This project has retired. For details please refer to its Attic page.
Falcon - Falcon Extensions

Falcon Extensions

Overview

A Falcon extension is a static process template with parameterized workflow to realize a specific use case and enable non-programmers to capture and re-use very complex business logic. Extensions are defined in server space. Objective of the extension is to solve a standard data management function that can be invoked as a tool using the standard Falcon features (REST API, CLI and UI access) supporting standard falcon features.

For example:

  • Replicating directories from one HDFS cluster to another (not timed partitions)
  • Replicating hive metadata (database, table, views, etc.)
  • Replicating between HDFS and Hive - either way
  • Data masking etc.

Proposal

Falcon provides a Process abstraction that encapsulates the configuration for a user workflow with scheduling controls. All extensions can be modeled as a Process and its dependent feeds with in Falcon which executes the user workflow periodically. The process and its associated workflow are parameterized. The user will provide properties which are <name, value> pairs that are substituted by falcon before scheduling it. Falcon translates these extensions as a process entity by replacing the parameters in the workflow definition.

Falcon extension artifacts to manage extensions

Extension artifacts are published in addons/extensions. Artifacts are expected to be installed on HDFS at "extension.store.uri" path defined in startup properties. Each extension is expected to ahve the below artifacts

  • json file under META directory lists all the required and optional parameters/arguments for scheduling extension job
  • process entity template to be scheduled under resources directory
  • parameterized workflow under resources directory
  • required libs under the libs directory
  • README describing the functionality achieved by extension

REST API and CLI support has been added for extension artifact management on HDFS. Please Refer to Falcon CLI and REST API for more details.

CLI and REST API support

REST APIs and CLI support has been added to manage extension jobs and instances.

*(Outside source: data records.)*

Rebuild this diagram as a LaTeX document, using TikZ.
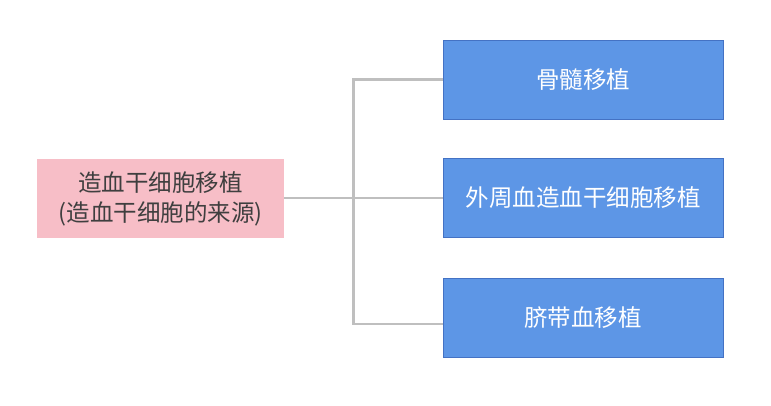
\documentclass[tikz,border=0pt]{standalone}
\usepackage{fontspec}
\newfontfamily\cjk{Noto Sans CJK SC}
\definecolor{pinkbox}{HTML}{F7BEC7}
\definecolor{bluebox}{HTML}{5D96E6}
\definecolor{blueedge}{HTML}{4472C4}
\definecolor{linegray}{HTML}{BFBFBF}
\definecolor{textgray}{HTML}{3F3F3F}
\begin{document}
\begin{tikzpicture}[x=1pt,y=-1pt,
  src/.style={fill=pinkbox,draw=none,minimum width=247pt,minimum height=79pt,inner sep=0pt,align=center,text=textgray,font=\cjk\fontsize{23.5}{30}\selectfont},
  dst/.style={fill=bluebox,draw=blueedge,line width=0.8pt,minimum width=280pt,minimum height=79pt,inner sep=0pt,text=white,font=\cjk\fontsize{23.5}{30}\selectfont},
  conn/.style={draw=linegray,line width=2.4pt}]
\useasboundingbox (0,0) rectangle (771,406);
\node[src] (s) at (160.5,198.5) {造血干细胞移植\\(造血干细胞的来源)};
\node[dst] (a) at (583,79.5) {骨髓移植};
\node[dst] (b) at (583,197.5) {外周血造血干细胞移植};
\node[dst] (c) at (583,317.5) {脐带血移植};
\coordinate (j) at (353.5,198);
\coordinate (cin) at (443,324);
\draw[conn] (s.east |- j) -- (j);
\draw[conn] (a.west) -| (j) |- (cin);
\draw[conn] (j) -- (b.west |- j);
\end{tikzpicture}
\end{document}
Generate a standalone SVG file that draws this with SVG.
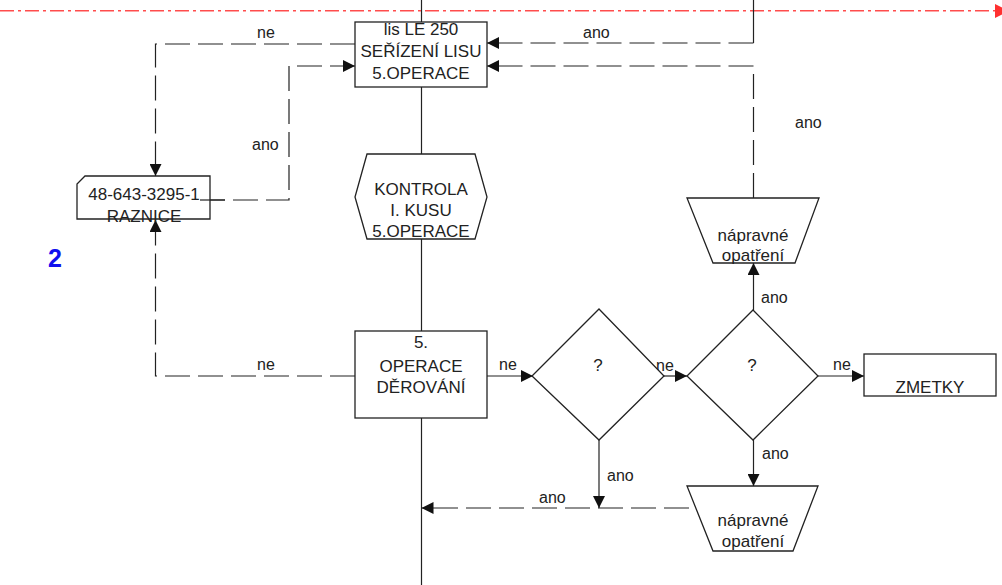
<svg xmlns="http://www.w3.org/2000/svg" width="1002" height="585" viewBox="0 0 1002 585">
<style>
.s{fill:#fff;stroke:#222;stroke-width:1.3}
.t{font-family:"Liberation Sans",Arial,sans-serif;font-size:17px;fill:#222;text-anchor:middle}
.l{font-family:"Liberation Sans",Arial,sans-serif;font-size:16px;fill:#222}
.c{fill:none;stroke:#222;stroke-width:1.2}
.d{fill:none;stroke:#222;stroke-width:1.2;stroke-dasharray:25 8}
.a{marker-end:url(#ah)}
</style>
<defs>
<marker id="ah" viewBox="0 0 12 12" refX="12" refY="6" markerWidth="12" markerHeight="12" markerUnits="userSpaceOnUse" orient="auto"><path d="M0,0 L12,6 L0,12 z" fill="#111"/></marker>
</defs>
<rect width="1002" height="585" fill="#fff"/>
<g id="connectors">
<line class="c" x1="421.5" y1="0" x2="421.5" y2="585"/>
<line x1="0" y1="10.7" x2="996" y2="10.7" stroke="#ff4d4d" stroke-width="1.5" stroke-dasharray="14 4 3 4"/>
<polygon points="995,4 1009,11 995,18" fill="#ff3030"/>
<line class="c" x1="753.5" y1="0" x2="753.5" y2="43"/>
<path class="d a" d="M753.5,43 H487"/>
<path class="d a" d="M753.5,198 V66 H487"/>
<path class="d a" d="M355,44 H155.5 V176"/>
<path class="d a" d="M200,200 H289 V66 H355"/>
<path class="d a" d="M355,376 H155.5 V220"/>
<path class="c a" d="M487,376 H533"/>
<path class="c a" d="M664,376 H687"/>
<path class="c a" d="M818,376 H864"/>
<path class="c a" d="M753.5,310 V263"/>
<path class="c a" d="M753.5,440 V486"/>
<path class="c a" d="M599,440 V508"/>
<path class="d a" d="M689,508 H421.5"/>
<text class="l" x="257" y="38">ne</text>
<text class="l" x="583" y="38">ano</text>
<text class="l" x="252" y="150">ano</text>
<text class="l" x="795" y="128">ano</text>
<text class="l" x="257" y="370">ne</text>
<text class="l" x="499" y="370">ne</text>
<text class="l" x="656" y="371">ne</text>
<text class="l" x="833" y="370">ne</text>
<text class="l" x="761" y="303">ano</text>
<text class="l" x="762" y="459">ano</text>
<text class="l" x="607" y="481">ano</text>
<text class="l" x="539" y="503">ano</text>
</g>
<g id="seriz">
<rect class="s" x="355" y="22" width="132" height="65"/>
<text class="t" x="421" y="35">lis LE 250</text>
<text class="t" x="421" y="57">SEŘÍZENÍ LISU</text>
<text class="t" x="421" y="79">5.OPERACE</text>
</g>
<g id="raznice">
<polygon class="s" points="85,176 210,176 210,219 77,219 77,184"/>
<text class="t" x="144" y="200">48-643-3295-1</text>
<text class="t" x="144" y="222">RAZNICE</text>
</g>
<line class="c" x1="200" y1="200" x2="225" y2="200"/>
<g id="kontrola">
<polygon class="s" points="367,154 475,154 487,197 475,239 367,239 355,197"/>
<text class="t" x="421" y="195">KONTROLA</text>
<text class="t" x="421" y="216">I. KUSU</text>
<text class="t" x="421" y="237">5.OPERACE</text>
</g>
<g id="derovani">
<rect class="s" x="355" y="331" width="132" height="87"/>
<text class="t" x="421" y="348">5.</text>
<text class="t" x="421" y="372">OPERACE</text>
<text class="t" x="421" y="393">DĚROVÁNÍ</text>
</g>
<g id="dec1">
<polygon class="s" points="599,309 664,376 599,440 532,376"/>
<text class="t" x="598" y="371">?</text>
</g>
<g id="dec2">
<polygon class="s" points="753,310 818,376 753,440 687,376"/>
<text class="t" x="752" y="371">?</text>
</g>
<g id="zmetky">
<rect class="s" x="864" y="354" width="132" height="42"/>
<text class="t" x="930" y="393">ZMETKY</text>
</g>
<g id="naprav1">
<polygon class="s" points="687,198 819,198 795,263 713,263"/>
<text class="t" x="753" y="241">nápravné</text>
<text class="t" x="753" y="261">opatření</text>
</g>
<g id="naprav2">
<polygon class="s" points="687,486 818,486 793,551 713,551"/>
<text class="t" x="753" y="526">nápravné</text>
<text class="t" x="753" y="547">opatření</text>
</g>
<text x="55" y="267" font-family="Liberation Sans,Arial,sans-serif" font-size="25" font-weight="bold" fill="#1010ee" text-anchor="middle">2</text>
</svg>
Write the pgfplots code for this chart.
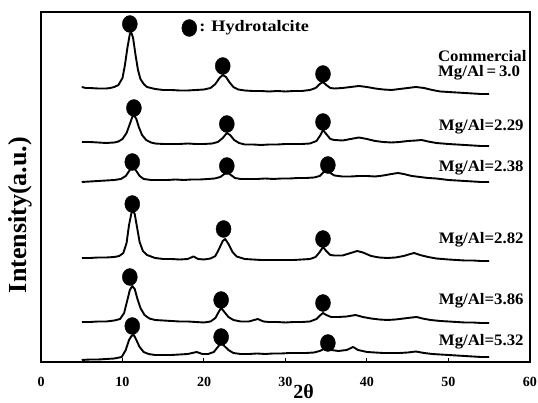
\documentclass[border=0pt]{standalone}
\usepackage{pgfplots}
\pgfplotsset{compat=1.18}
\usepackage{fontspec}
\setmainfont{Liberation Serif}
\begin{document}
\begin{tikzpicture}[lab/.style={font=\fontsize{16}{16}\selectfont\bfseries, anchor=west, inner sep=0pt, xscale=1.05},
  tl/.style={font=\fontsize{14}{14}\selectfont\bfseries, anchor=center, inner sep=0pt, yshift=-20pt}]
\begin{axis}[
  scale only axis, width=489pt, height=350pt,
  xmin=0, xmax=60, ymin=38, ymax=388,
  xtick={0,10,20,30,40,50,60}, ytick=\empty,
  xticklabels=\empty,
  xtick pos=left, tick align=inside,
  major tick length=4pt,
  axis line style={line width=1.2pt},
  every tick/.style={black, line width=1pt},
  xlabel={2θ},
  xlabel style={font=\fontsize{20}{20}\selectfont\bfseries, inner sep=0pt, at={(axis description cs:0.537,-0.086)}, anchor=center},
  ylabel={Intensity(a.u.)},
  ylabel style={font=\fontsize{26}{26}\selectfont\bfseries, inner sep=0pt, at={(axis description cs:-0.042,0.42)}, anchor=center},
  clip=false,
  trace/.style={black, line width=1.9pt, line join=round, mark=none},
  pk/.style={only marks, mark=*, mark size=7.5pt, black, every mark/.append style={yscale=1.13}},
]
% Commercial Mg/Al=3.0
\addplot[trace] coordinates {
(5,313)(5.5,312)(6,312)(7,311.5)(8,311.5)(8.5,312)(9,313)(9.5,315)(10,322)(10.3,335)(10.6,352)(10.9,366)(11.1,367)(11.3,362)(11.6,345)(11.9,330)(12.2,321)(12.6,316)(13,313)(14,311)(15,310)(16,310)(17,309.5)(18,309.5)(19,310)(20,310.5)(20.8,312)(21.4,316)(21.9,322)(22.3,325)(22.7,323)(23.1,318)(23.6,313)(24.2,310.5)(25,309.5)(26,309)(27,309)(28,308.5)(29,309)(30,308.5)(31,309)(32,309)(33,310)(33.7,312)(34.2,316)(34.6,318)(35,315)(35.5,312)(36,311.5)(37,312)(38,313)(39,314)(40,313)(41,311.5)(42,310.5)(43,310)(44,311)(45,312)(46,313)(47,312)(48,310)(49,308.5)(50,308)(51,307.5)(52,307)(53,306.5)(54,306)(55,306)};
% Mg/Al=2.29
\addplot[trace] coordinates {
(5,258)(6,258)(7,257.5)(8,257)(9,257.5)(9.5,258.5)(10,261)(10.5,267)(10.9,276)(11.2,283)(11.4,285)(11.7,281)(12,273)(12.4,265)(12.9,260)(13.5,257.5)(14,256.5)(15,256)(16,256)(17,256)(18,256.5)(19,256)(20,256)(21,256.5)(21.7,258)(22.3,262)(22.8,267)(23.2,265)(23.7,260)(24.3,257)(25,255.5)(26,255.5)(27,255)(28,255.5)(29,255.5)(30,256)(31,256)(32,256)(33,256.5)(33.8,259)(34.3,265)(34.6,270)(35,266)(35.5,261)(36,260)(37,259.5)(38,261)(39,262.5)(40,261)(41,259)(42,258)(43,257.5)(44,258)(45,259)(46,259.5)(46.7,260)(47.5,258.5)(48.5,257)(50,256)(51,255.5)(52,255)(53,254.5)(54,254)(55,254)};
% Mg/Al=2.38
\addplot[trace] coordinates {
(5,218)(6,218.5)(7,219)(8,219.5)(9,220)(9.8,221)(10.4,224)(10.9,230)(11.3,233)(11.7,229)(12.1,224)(12.6,221)(13.5,220)(14.5,220)(15.5,220)(16.5,220.5)(17.5,220)(18.5,220.5)(19.5,220.5)(20.5,221)(21.3,221.5)(22,223)(22.5,226)(22.9,227.5)(23.3,225)(23.8,222)(24.5,221)(25.5,221)(26.5,221)(27.5,221.5)(28.5,221)(29.5,221.5)(30.5,221.5)(31.5,222)(32.5,222)(33.5,222.5)(34.2,224)(34.7,228)(35.1,230)(35.5,227)(36,224.5)(37,223.5)(38,223.5)(39,224)(40,224)(41,223.5)(42,224.5)(43,226)(43.8,227)(44.5,226)(45.5,224)(46.5,223)(47.5,222)(48.5,221.5)(50,220)(51,219.5)(52,219)(53,218.5)(54,218)(55,218)};
% Mg/Al=2.82
\addplot[trace] coordinates {
(5,142)(6,142)(7,142.5)(8,142.5)(9,143)(9.6,144)(10.1,147)(10.5,157)(10.8,175)(11.1,187)(11.3,189)(11.5,186)(11.8,172)(12.1,158)(12.5,149)(13,145)(14,142)(15,141)(16,141)(17,140.5)(18,141)(18.7,143.5)(19.3,141)(20,140.5)(20.8,141.5)(21.4,144)(21.9,152)(22.3,159)(22.6,161)(23,156)(23.5,148)(24,143.5)(25,141)(26,140.5)(27,140)(28,140)(29,140)(30,140)(31,140)(32,140.5)(33,141)(33.7,143)(34.2,148)(34.6,153)(35,149)(35.5,145)(36,144.5)(37,144.5)(38,147)(38.8,149)(39.5,147.5)(40.5,144)(41.5,142.5)(42.5,142)(43.5,142.5)(44.5,144)(45.3,146)(45.8,147)(46.5,145)(47.5,143)(48.5,141.5)(50,140.5)(51,140)(52,139.5)(53,139.5)(54,139)(55,139)};
% Mg/Al=3.86
\addplot[trace] coordinates {
(5,78)(6,78)(7,78.5)(8,78.5)(9,79.5)(9.7,81)(10.2,87)(10.6,100)(10.9,110)(11.2,114)(11.5,111)(11.8,102)(12.2,92)(12.7,85)(13.3,81.5)(14,80)(15,79.5)(16,79)(17,78.5)(18,78.5)(19,78)(20,77.5)(20.8,78.5)(21.4,82)(21.8,88)(22.1,92)(22.5,88)(23,83)(23.6,80)(24.5,78.5)(25.5,78.5)(26.6,81)(27.3,78.5)(28,78)(29,78)(30,77.5)(31,78)(32,78)(33,78.5)(33.8,81)(34.3,85)(34.6,87)(35,85)(35.6,83)(36.5,83)(37.5,83.5)(38.6,85)(39.5,83)(40.5,81.5)(41.5,80.5)(42.5,80)(43.5,80.5)(44.5,81.5)(45.5,82.5)(46.1,83)(46.8,81.5)(47.8,80)(49,79)(50,78.5)(51,78)(52,77.5)(53,77.5)(54,77)(55,77)};
% Mg/Al=5.32
\addplot[trace] coordinates {
(5,40)(6,40.5)(7,40.5)(8,41)(9,41.5)(9.9,43)(10.4,50)(10.8,60)(11.1,64)(11.4,65)(11.7,60)(12.1,53)(12.6,48)(13.2,46)(14,45)(15,45)(16,45)(17,45.5)(18,46)(19.1,48)(19.8,46)(20.5,46)(21.2,48)(21.7,53)(22.1,57)(22.5,54)(23,50)(23.6,47)(24.5,46)(25.5,46)(26.5,46.5)(27.5,46)(28.5,46.5)(29.5,46.5)(30.5,47)(31.5,47)(32.5,47)(33.5,47.5)(34.2,49)(34.7,51)(35.1,51.5)(35.6,50)(36.5,49)(37.5,50)(38.3,53)(38.9,50)(40,48)(41,47.5)(42,47)(43,47)(44,47)(45,47.5)(46,48.5)(47,47)(48,46)(49,45.5)(50,45)(51,44.5)(52,44)(53,43.5)(54,43)(55,43)};
% hydrotalcite markers
\addplot[pk] coordinates {(10.9,376)(22.3,334)(34.6,326)
(11.4,292)(22.8,276)(34.6,278)
(11.2,238)(22.8,234)(35.2,235)
(11.2,196)(22.4,171)(34.6,161)
(10.9,123)(22.1,100)(34.6,97)
(11.2,74)(22.1,63)(35.2,57)
(18.2,372)};
\node[lab, font=\fontsize{16}{16}\selectfont\bfseries, xscale=1.08] at (axis cs:19.4,372) {: Hydrotalcite};
\node[lab] at (axis cs:48.7,344) {Commercial};
\node[lab] at (axis cs:48.7,327) {Mg/Al\,=\,3.0};
\node[lab] at (axis cs:48.8,273) {Mg/Al=2.29};
\node[lab] at (axis cs:48.8,232) {Mg/Al=2.38};
\node[lab] at (axis cs:48.8,160) {Mg/Al=2.82};
\node[lab] at (axis cs:48.8,99) {Mg/Al=3.86};
\node[lab] at (axis cs:48.8,58) {Mg/Al=5.32};
\node[tl] at (axis cs:0,38) {0};
\node[tl] at (axis cs:10,38) {10};
\node[tl] at (axis cs:20,38) {20};
\node[tl] at (axis cs:30,38) {30};
\node[tl] at (axis cs:40,38) {40};
\node[tl] at (axis cs:50,38) {50};
\node[tl] at (axis cs:60,38) {60};
\end{axis}
\pgfresetboundingbox
\path (current axis.south west) ++(-41pt,-41pt) rectangle ++(538pt,403pt);
\end{tikzpicture}
\end{document}
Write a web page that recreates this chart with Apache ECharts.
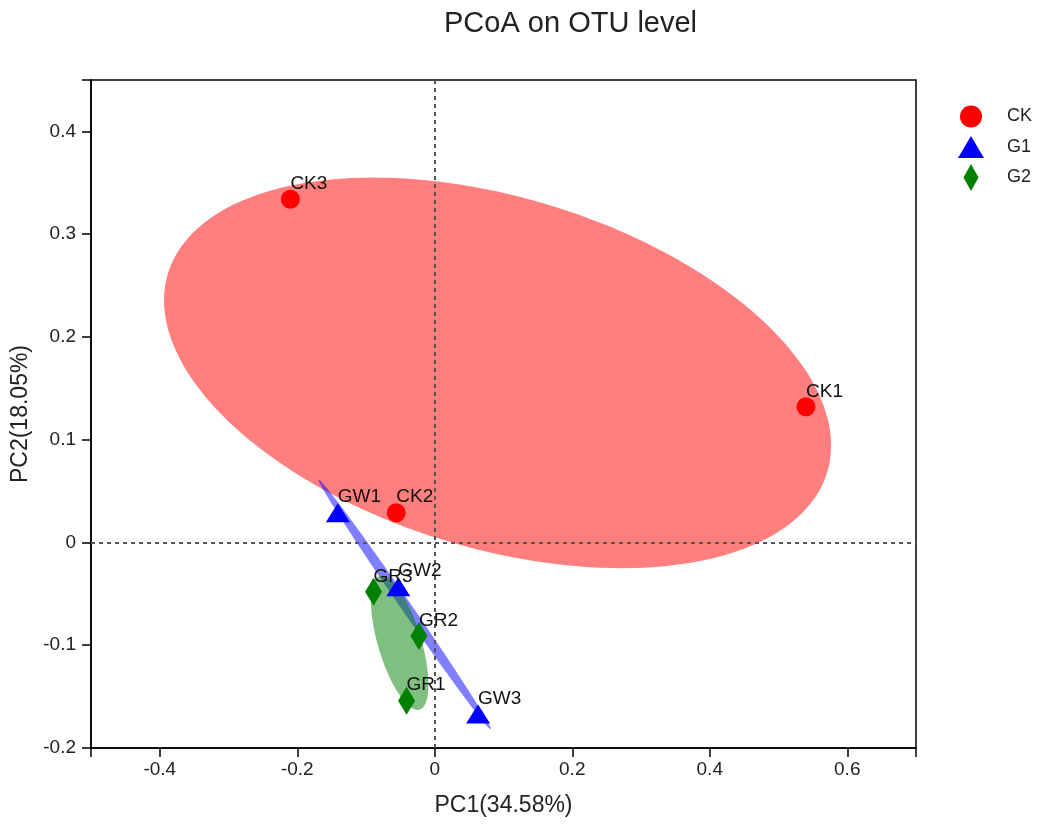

Please Refer to Falcon CLI and REST API for more details on usage of CLI and REST API's for extension jobs and instances management.

Metrics

HDFS mirroring and Hive mirroring extensions will capture the replication metrics like TIMETAKEN, BYTESCOPIED, COPY (number of files copied) for an instance and populate to the GraphDB.

Sample extensions

Sample extensions are published in addons/extensions

Packaging and installation

This feature is enabled by default but could be disabled by removing the following from startup properties:

config name: *.application.services
config value: org.apache.falcon.extensions.ExtensionService

ExtensionService should be added before ConfigurationStore in startup properties for application services configuration. For manual installation user is expected to update "extension.store.uri" property defined in startup properties with HDFS path where the extension artifacts will be copied to. Extension artifacts in addons/extensions are packaged in falcon. For manual installation once the Falcon Server is setup user is expected to copy the extension artifacts under {falcon-server-dir}/extensions to HDFS at "extension.store.uri" path defined in startup properties and then restart Falcon.

Migration

Recipes framework and HDFS mirroring capability was added in Apache Falcon 0.6.0 release and it was client side logic. With 0.10 release its moved to server side and renamed as server side extensions. Client side recipes only had CLI support and expected certain pre steps to get it working. This is no longer required in 0.10 release as new CLI and REST API support has been provided.

Migrating to 0.10 release and above is not backward compatible for Recipes. If user is migrating to 0.10 release and above then old Recipe setup and CLI's won't work. For manual installation user is expected to copy Extension artifacts to HDFS. Please refer "Packaging and installation" section above for more details. Please Refer to Falcon CLI and REST API for more details on usage of CLI and REST API's for extension jobs and instances management.